Secretary General of the National Command of the Arab Socialist Ba'ath Party
- Incumbent
- Assumed office 3 November 2020
- Preceded by: Izzat Ibrahim al-Douri

Personal details
- Born: 1944 (age 81–82) Baghdad, Kingdom of Iraq
- Party: Iraqi Ba'ath
- Occupation: Politician, diplomat

Military service
- Allegiance: Iraq
- Branch/service: Iraqi Army
- Years of service: c. late 1970s - late 1980s
- Rank: Colonel

= Salah Al-Mukhtar =

Iraqi politician (born 1944)

Salah Al-Mukhtar (صلاح المختار; born 1944 in Baghdad) is an Iraqi Ba'athist politician who is reportedly the current leader of the Iraqi Ba'ath Party. He was Deputy General Secretary of the Arab League and Saddam Hussein's ambassador to many countries.

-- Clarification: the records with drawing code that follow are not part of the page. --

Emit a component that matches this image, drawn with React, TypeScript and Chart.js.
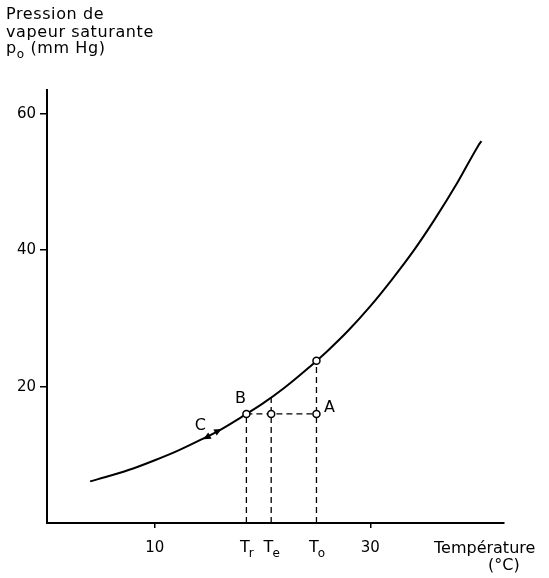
import React, { useEffect, useRef } from 'react';
import { Chart, registerables } from 'chart.js';

Chart.register(...registerables);

// Saturation vapour pressure curve
const temperatures = [4, 6, 8, 10, 12, 14, 16, 18, 20, 22, 24, 26, 28, 30, 32, 34, 36, 38, 40, 40.3];
const pressures = [6.1, 7.0, 8.0, 9.2, 10.5, 12.0, 13.6, 15.5, 17.5, 19.8, 22.4, 25.2, 28.3, 31.8, 35.7, 39.9, 44.6, 49.7, 55.3, 56.0];

// Axis ticks
const xTickValues = [10, 30];
const yTickValues = [20, 40, 60];

// Marked temperatures and pressures
const T_r = 18.5;
const T_e = 20.8;
const T_o = 25.0;
const p_A = 16.0;
const p_To = 23.8;
const p_TeCurve = 18.4;

const markerTicks = [
  { main: 'T', sub: 'r', x: T_r },
  { main: 'T', sub: 'e', x: T_e },
  { main: 'T', sub: 'o', x: T_o },
];

const circlePoints = [
  { x: T_r, y: p_A },
  { x: T_e, y: p_A },
  { x: T_o, y: p_A },
  { x: T_o, y: p_To },
];

// Arrowheads on the curve near C: [tailX, tailY, tipX, tipY]
const arrows = [
  [15.2, 12.9, 14.5, 12.3],
  [15.5, 13.2, 16.2, 13.8],
];

const FONT = '"DejaVu Sans", sans-serif';

export default function App() {
  const ref = useRef<HTMLCanvasElement | null>(null);

  useEffect(() => {
    const canvas = ref.current;
    if (!canvas) return;

    const annotations = {
      id: 'annotations',
      afterDraw(chart: any) {
        const ctx = chart.ctx as CanvasRenderingContext2D;
        const xs = chart.scales.x;
        const ys = chart.scales.y;
        const px = (v: number) => xs.getPixelForValue(v);
        const py = (v: number) => ys.getPixelForValue(v);
        ctx.save();
        ctx.fillStyle = '#000';
        ctx.strokeStyle = '#000';
        ctx.textBaseline = 'middle';
        ctx.textAlign = 'left';

        // Title (y axis)
        (ctx as any).letterSpacing = '0.6px';
        ctx.font = `16px ${FONT}`;
        ctx.fillText('Pression de', 6, 15);
        ctx.fillText('vapeur saturante', 6, 33);
        ctx.fillText('p', 6, 49);
        const pw = ctx.measureText('p').width;
        ctx.font = `12px ${FONT}`;
        ctx.fillText('o', 6 + pw, 55);
        const ow = ctx.measureText('o').width;
        ctx.font = `16px ${FONT}`;
        ctx.fillText(' (mm Hg)', 6 + pw + ow, 49);
        (ctx as any).letterSpacing = '0px';

        // X axis title
        ctx.fillText('Température', 434, 549);
        ctx.fillText('(°C)', 488, 566);

        // Marker tick labels with subscripts
        const labelY = 548;
        for (const m of markerTicks) {
          ctx.font = `16px ${FONT}`;
          const mw = ctx.measureText(m.main).width;
          ctx.font = `12px ${FONT}`;
          const sw = ctx.measureText(m.sub).width;
          const x0 = px(m.x) - (mw + sw) / 2 + 1;
          ctx.font = `16px ${FONT}`;
          ctx.fillText(m.main, x0, labelY);
          ctx.font = `12px ${FONT}`;
          ctx.fillText(m.sub, x0 + mw - 1, labelY + 6);
        }

        // Letters
        ctx.font = `16px ${FONT}`;
        ctx.textAlign = 'center';
        ctx.fillText('B', px(T_r) - 6, py(p_A) - 15);
        ctx.fillText('A', px(T_o) + 13, py(p_A) - 6);
        ctx.fillText('C', px(arrows[0][2]) - 3, py(arrows[0][3]) - 13);

        // Arrowheads
        for (const a of arrows) {
          const x1 = px(a[0]), y1 = py(a[1]), x2 = px(a[2]), y2 = py(a[3]);
          const ang = Math.atan2(y2 - y1, x2 - x1);
          const len = 7.5, half = 3.5;
          ctx.beginPath();
          ctx.moveTo(x2, y2);
          ctx.lineTo(x2 - len * Math.cos(ang) + half * Math.sin(ang), y2 - len * Math.sin(ang) - half * Math.cos(ang));
          ctx.lineTo(x2 - len * Math.cos(ang) - half * Math.sin(ang), y2 - len * Math.sin(ang) + half * Math.cos(ang));
          ctx.closePath();
          ctx.fill();
        }
        ctx.restore();
      },
    };

    const dashed = {
      borderColor: '#000',
      borderWidth: 1.3,
      borderDash: [6, 4],
      pointRadius: 0,
      fill: false,
      tension: 0,
      order: 2,
    };

    const chart = new Chart(canvas, {
      type: 'line',
      data: {
        datasets: [
          {
            data: circlePoints,
            showLine: false,
            pointRadius: 3.5,
            pointBackgroundColor: '#fff',
            pointBorderColor: '#000',
            pointBorderWidth: 1.5,
            order: 0,
          } as any,
          {
            data: temperatures.map((t, i) => ({ x: t, y: pressures[i] })),
            borderColor: '#000',
            borderWidth: 2,
            pointRadius: 0,
            cubicInterpolationMode: 'monotone',
            fill: false,
            order: 1,
          },
          { ...dashed, data: [{ x: T_r, y: p_A }, { x: T_o, y: p_A }] },
          { ...dashed, data: [{ x: T_r, y: 0 }, { x: T_r, y: p_A }] },
          { ...dashed, data: [{ x: T_e, y: 0 }, { x: T_e, y: p_TeCurve }] },
          { ...dashed, data: [{ x: T_o, y: 0 }, { x: T_o, y: p_To }] },
        ],
      },
      options: {
        animation: false,
        responsive: false,
        maintainAspectRatio: false,
        layout: { padding: { left: 0, top: 90, right: 45, bottom: 0 } },
        plugins: { legend: { display: false }, tooltip: { enabled: false } },
        scales: {
          x: {
            type: 'linear',
            min: 0,
            max: 42.4,
            position: 'bottom',
            grid: { display: true, drawOnChartArea: false, drawTicks: true, tickLength: 5, color: '#000', lineWidth: 1.5 },
            border: { display: true, color: '#000', width: 2 },
            ticks: { color: '#000', font: { family: FONT, size: 15 }, padding: 11 },
            afterBuildTicks: (s: any) => {
              s.ticks = xTickValues.map((v) => ({ value: v }));
            },
            afterFit: (s: any) => {
              s.height = 55;
            },
          },
          y: {
            type: 'linear',
            min: 0,
            max: 63.5,
            grid: { display: true, drawOnChartArea: false, drawTicks: true, tickLength: 7, color: '#000', lineWidth: 1.5 },
            border: { display: true, color: '#000', width: 2 },
            ticks: { color: '#000', font: { family: FONT, size: 15 }, padding: 4 },
            afterBuildTicks: (s: any) => {
              s.ticks = yTickValues.map((v) => ({ value: v }));
            },
            afterFit: (s: any) => {
              s.width = 47;
            },
          },
        },
      },
      plugins: [annotations],
    });
    return () => chart.destroy();
  }, []);

  return (
    <div style={{ position: 'fixed', left: 0, top: 0, width: 549, height: 578, background: '#fff' }}>
      <canvas ref={ref} width={549} height={578} style={{ width: 549, height: 578 }} />
    </div>
  );
}
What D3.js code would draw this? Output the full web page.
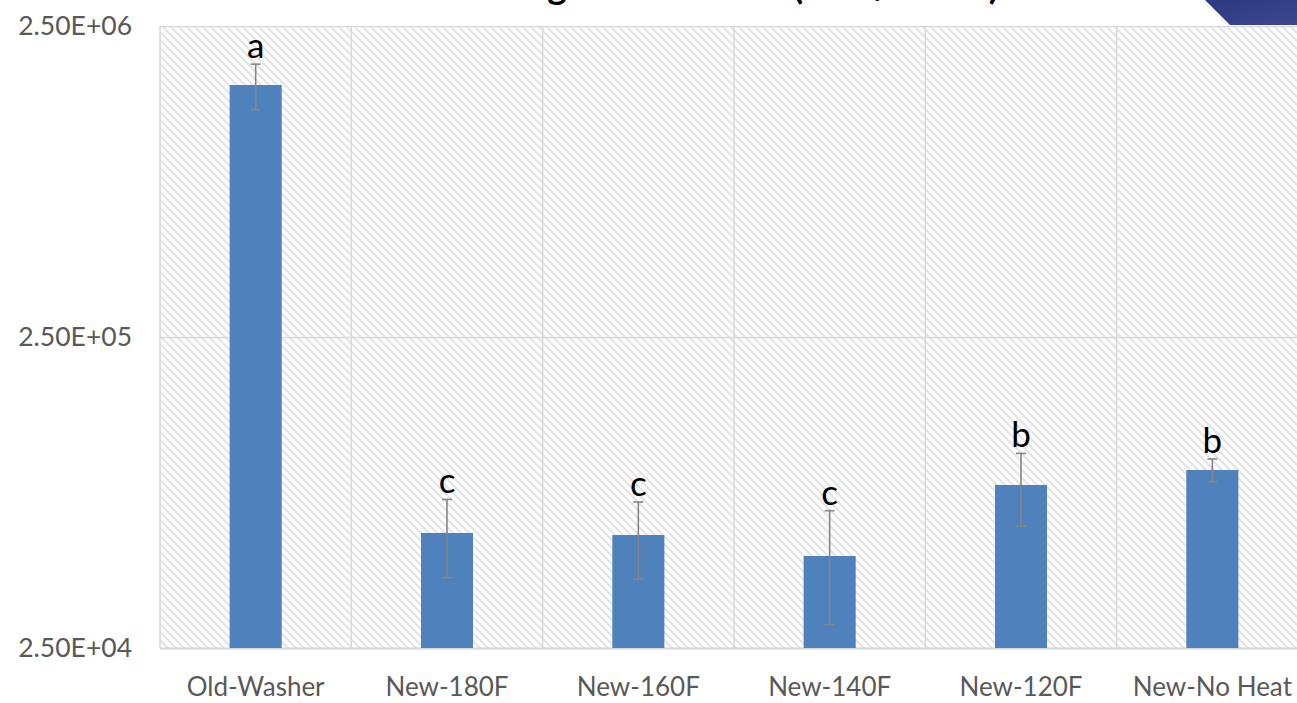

He served in the Iran-Iraq war within the Iraqi Army attaining the rank of Colonel.

He left Iraq for Yemen following the US invasion in 2003.

In 2007, he allegedly made a statement about how the coalition and Iran wanted to destroy Ba'athism and how it was the main reason for the war. He also condemned sectarianism in the war. He also claimed that the Ba'ath party was "the main fighting force" in the insurgency and how it was under different names for "camouflage".

He then went to Germany during the Arab Spring in 2011. Since 3 November 2020 he has been head of the Iraqi Ba'ath Party, reportedly succeeding Izzat al-Douri.